How dissonant it feels to be so gentle in a world that's so hostile, but she's stolen my heart, and this gentleness was earned by violence I will forever continue so long as she remains in my arms.
"Promise me."
"I promise."
She's quiet for so long, I think she's fallen asleep, but then her voice emerges soft and vulnerable in the darkness. "I love you."
Her words are soft, but they shock me, three syllables that rewrite everything I thought I understood about our relationship.
Not gratitude, not Stockholm syndrome, not the practical acceptance of an arranged marriage.
Love.
Real, honest, dangerous love.
"Inessa…"
"I know you didn't ask for it. I know it complicates everything. But I need you to know."
She lifts her head to look at me, her eyes serious despite the tears still clinging to her lashes.
"Not the man who forced me into this marriage. Not the monster everyone thinks you are. I love the man who's fought for me every single day since this started. The man who's never lied to me, never abandoned me, never made me feel worthless."
I kiss her carefully, tasting salty tears and vodka and something purely her.
She responds immediately, her mouth moving against mine until her hand is clenched around my bicep and her eyes are streaming tears down her face again.
When we break apart, I rest my forehead against hers.
But I can't respond because I don't know how.
All I can say is, "I need you."
The admission terrifies me because needing someone means giving them the power to destroy you, means accepting that your happiness depends on their survival and wellbeing.
I swore I'd never put myself in that position again after Yelena died.
But Inessa has made that choice for me by simply being who she is.
"What now?" she asks.
"Now we get some sleep. Tomorrow, we continue planning your mother's destruction.
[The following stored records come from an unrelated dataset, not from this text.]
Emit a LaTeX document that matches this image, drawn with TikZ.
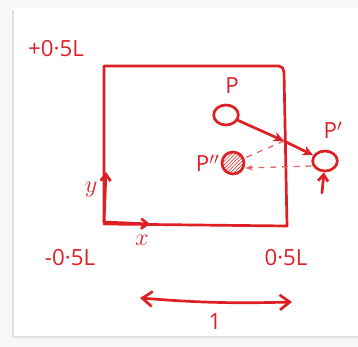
\documentclass[tikz,border=0pt]{standalone}
\usepackage{fontspec}
\setmainfont{Open Sans}
\usepackage{tikz}
\usetikzlibrary{arrows.meta, positioning, patterns, calc, shapes.geometric}
\definecolor{pen}{RGB}{222,32,36}
\tikzset{
  ink/.style={draw=pen, line width=2.3pt, line cap=round, line join=round},
  inkarrow/.style={ink, -{Stealth[length=3.2mm, width=3mm]}},
  smallarrow/.style={ink, -{Straight Barb[length=2mm, width=3mm]}},
  guide/.style={draw=pen!70, line width=1.1pt, dashed, dash pattern=on 5pt off 5pt},
  particle/.style={ellipse, ink, minimum width=0.74cm, minimum height=0.6cm, inner sep=0pt, fill=white},
  ghost/.style={circle, ink, minimum size=0.66cm, inner sep=0pt, pattern=north east lines, pattern color=pen},
  scribble/.style={font=\fontsize{19}{21}\selectfont, text=pen, inner sep=1pt},
}
\begin{document}
\begin{tikzpicture}[x=0.03cm, y=-0.03cm]
  \useasboundingbox (0,0) rectangle (358,347);
  % paper
  \fill[gray!6] (0,0) rectangle (358,347);
  \fill[white] (12,8) rectangle (358,338);
  \draw[gray!25, line width=2pt] (13,10) -- (13,337) -- (358,337);

  % box and axes
  \draw[ink] (104,222) -- (104,66) -- (279,66) to[out=0, in=95] (284,72) -- (287,226) -- (104,224);
  \coordinate (origin) at (104,222);
  \draw[smallarrow] (origin) -- (106,172);
  \draw[smallarrow] (origin) -- (150,224);
  \node[scribble, font=\fontsize{22}{24}\selectfont] (ylab) at (91,190) {$y$};
  \node[scribble, font=\fontsize{22}{24}\selectfont] (xlab) at (142,240) {$x$};

  % limits
  \node[scribble] (top) at (56,49) {+0·5L};
  \node[scribble] (lo) at (70,258) {-0·5L};
  \node[scribble] (hi) at (286,258) {0·5L};

  % particles
  \node[particle] (P) at (226,115) {};
  \node[scribble] (Plab) at (232,86) {P};
  \node[particle] (Pp) at (325,161) {};
  \node[scribble] (Pplab) at (333,130) {P$^{\prime}$};
  \node[ghost] (Ppp) at (233,163) {};
  \node[scribble, left=0pt of Ppp] (Ppplab) {P$^{\prime\prime}$};
  \coordinate (cross) at (284,141);
  \coordinate (push) at (322,193);

  % motion
  \draw[inkarrow] (P) -- (cross);
  \draw[inkarrow] (cross) -- (Pp);
  \draw[guide] (cross) -- (Ppp);
  \draw[guide, -{Stealth[length=2.2mm]}] (Pp.west) ++(0,5) -- ($(Ppp.east)+(0,5)$);
  \draw[smallarrow] (push) -- (Pp);

  % length
  \coordinate (l) at (140,298);
  \coordinate (r) at (292,302);
  \draw[ink, {Straight Barb[length=3mm, width=4.5mm]}-{Straight Barb[length=3mm, width=4.5mm]}] (l) to[bend right=3] (r);
  \node[scribble] (one) at (215,322) {1};
\end{tikzpicture}
\end{document}
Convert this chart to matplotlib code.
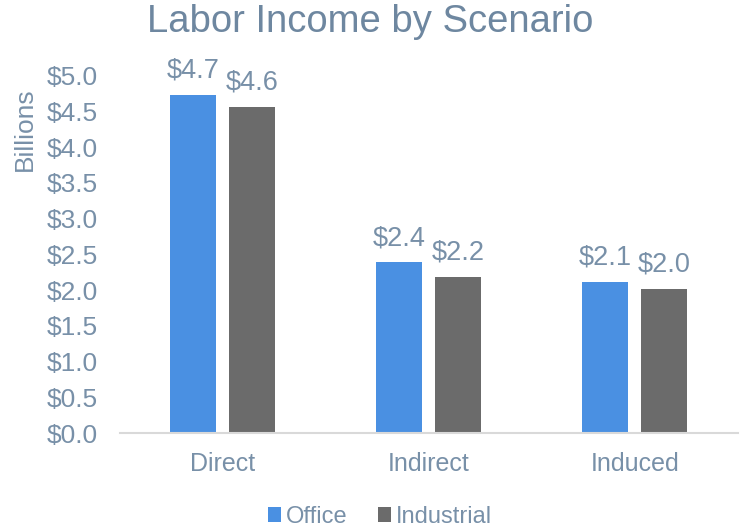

And after that…" I brush a strand of hair away from her face.
"After that, we figure out how to build something good from all this chaos."
She nods and settles back against my chest, her breathing gradually evening out as sleep claims her.
I remain awake longer, staring at the ceiling while processing everything that's changed between us tonight.
I came here to plan strategy against an enemy.
Instead, I've admitted truths I've spent years hiding and accepted feelings I thought were buried forever.
The woman in my arms has become more than a wife or an asset or even a partner.
She's become essential.
And I won’t let anyone jeopardize that again.